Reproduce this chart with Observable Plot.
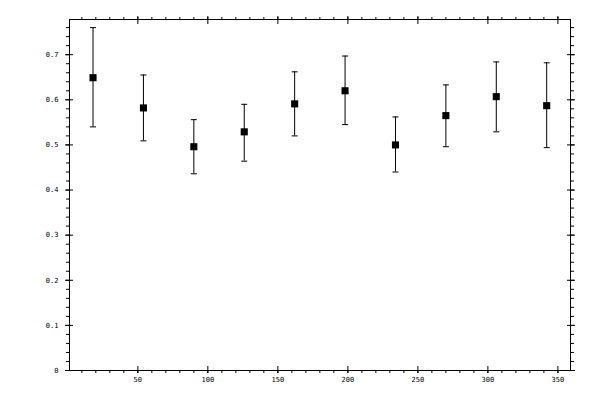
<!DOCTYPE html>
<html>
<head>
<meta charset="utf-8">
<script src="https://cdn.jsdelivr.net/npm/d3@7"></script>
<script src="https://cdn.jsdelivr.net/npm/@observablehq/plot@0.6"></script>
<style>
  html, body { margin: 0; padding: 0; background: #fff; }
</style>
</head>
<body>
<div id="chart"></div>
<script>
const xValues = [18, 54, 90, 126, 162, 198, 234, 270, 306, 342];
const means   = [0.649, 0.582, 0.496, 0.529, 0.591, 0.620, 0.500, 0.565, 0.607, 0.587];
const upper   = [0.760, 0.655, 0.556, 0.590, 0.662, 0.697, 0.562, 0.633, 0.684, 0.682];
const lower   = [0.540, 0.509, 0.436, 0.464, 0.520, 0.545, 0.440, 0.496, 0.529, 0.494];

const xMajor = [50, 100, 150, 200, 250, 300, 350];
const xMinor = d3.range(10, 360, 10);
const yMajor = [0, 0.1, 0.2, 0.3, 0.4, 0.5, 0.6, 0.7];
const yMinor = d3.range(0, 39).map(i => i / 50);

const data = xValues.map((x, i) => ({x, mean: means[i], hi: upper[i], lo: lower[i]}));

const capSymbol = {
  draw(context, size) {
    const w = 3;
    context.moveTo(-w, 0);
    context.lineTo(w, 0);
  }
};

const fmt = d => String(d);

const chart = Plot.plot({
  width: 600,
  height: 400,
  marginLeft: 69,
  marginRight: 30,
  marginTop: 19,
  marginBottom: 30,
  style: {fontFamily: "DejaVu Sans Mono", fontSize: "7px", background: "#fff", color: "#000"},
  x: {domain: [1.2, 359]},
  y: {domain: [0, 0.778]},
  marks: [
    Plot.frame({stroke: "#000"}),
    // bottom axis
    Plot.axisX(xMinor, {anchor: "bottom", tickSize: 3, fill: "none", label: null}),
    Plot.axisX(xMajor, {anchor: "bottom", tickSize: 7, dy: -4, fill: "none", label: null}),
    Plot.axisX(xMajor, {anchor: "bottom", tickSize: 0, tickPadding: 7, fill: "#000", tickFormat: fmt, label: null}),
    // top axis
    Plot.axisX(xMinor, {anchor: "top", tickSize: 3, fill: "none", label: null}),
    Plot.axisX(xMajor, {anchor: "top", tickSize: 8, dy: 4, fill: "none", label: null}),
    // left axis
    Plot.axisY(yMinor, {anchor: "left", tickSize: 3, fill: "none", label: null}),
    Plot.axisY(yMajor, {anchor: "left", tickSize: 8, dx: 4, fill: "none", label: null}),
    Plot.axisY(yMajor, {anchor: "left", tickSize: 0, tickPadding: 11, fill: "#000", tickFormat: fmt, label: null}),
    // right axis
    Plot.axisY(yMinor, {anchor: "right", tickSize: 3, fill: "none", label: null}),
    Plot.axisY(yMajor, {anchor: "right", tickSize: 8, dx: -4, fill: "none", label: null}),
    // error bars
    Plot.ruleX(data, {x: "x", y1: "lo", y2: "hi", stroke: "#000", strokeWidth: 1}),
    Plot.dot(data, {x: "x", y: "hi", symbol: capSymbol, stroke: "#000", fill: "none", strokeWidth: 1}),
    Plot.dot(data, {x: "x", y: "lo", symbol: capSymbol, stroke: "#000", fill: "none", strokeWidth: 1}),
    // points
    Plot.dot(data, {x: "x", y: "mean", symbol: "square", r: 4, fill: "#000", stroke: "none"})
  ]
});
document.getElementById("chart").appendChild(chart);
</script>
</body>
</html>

○ ○ ○ ○ ○ ○ ○

● **STATED TASK**:
From the top of the listing above, repeat each line exactly until you reach the line containing "const fmt = d => String(d);", and repeat that one too. Leave the pictures out.

● **TASK OUTPUT**:
Reproduce this chart with Observable Plot.
<!DOCTYPE html>
<html>
<head>
<meta charset="utf-8">
<script src="https://cdn.jsdelivr.net/npm/d3@7"></script>
<script src="https://cdn.jsdelivr.net/npm/@observablehq/plot@0.6"></script>
<style>
  html, body { margin: 0; padding: 0; background: #fff; }
</style>
</head>
<body>
<div id="chart"></div>
<script>
const xValues = [18, 54, 90, 126, 162, 198, 234, 270, 306, 342];
const means   = [0.649, 0.582, 0.496, 0.529, 0.591, 0.620, 0.500, 0.565, 0.607, 0.587];
const upper   = [0.760, 0.655, 0.556, 0.590, 0.662, 0.697, 0.562, 0.633, 0.684, 0.682];
const lower   = [0.540, 0.509, 0.436, 0.464, 0.520, 0.545, 0.440, 0.496, 0.529, 0.494];

const xMajor = [50, 100, 150, 200, 250, 300, 350];
const xMinor = d3.range(10, 360, 10);
const yMajor = [0, 0.1, 0.2, 0.3, 0.4, 0.5, 0.6, 0.7];
const yMinor = d3.range(0, 39).map(i => i / 50);

const data = xValues.map((x, i) => ({x, mean: means[i], hi: upper[i], lo: lower[i]}));

const capSymbol = {
  draw(context, size) {
    const w = 3;
    context.moveTo(-w, 0);
    context.lineTo(w, 0);
  }
};

const fmt = d => String(d);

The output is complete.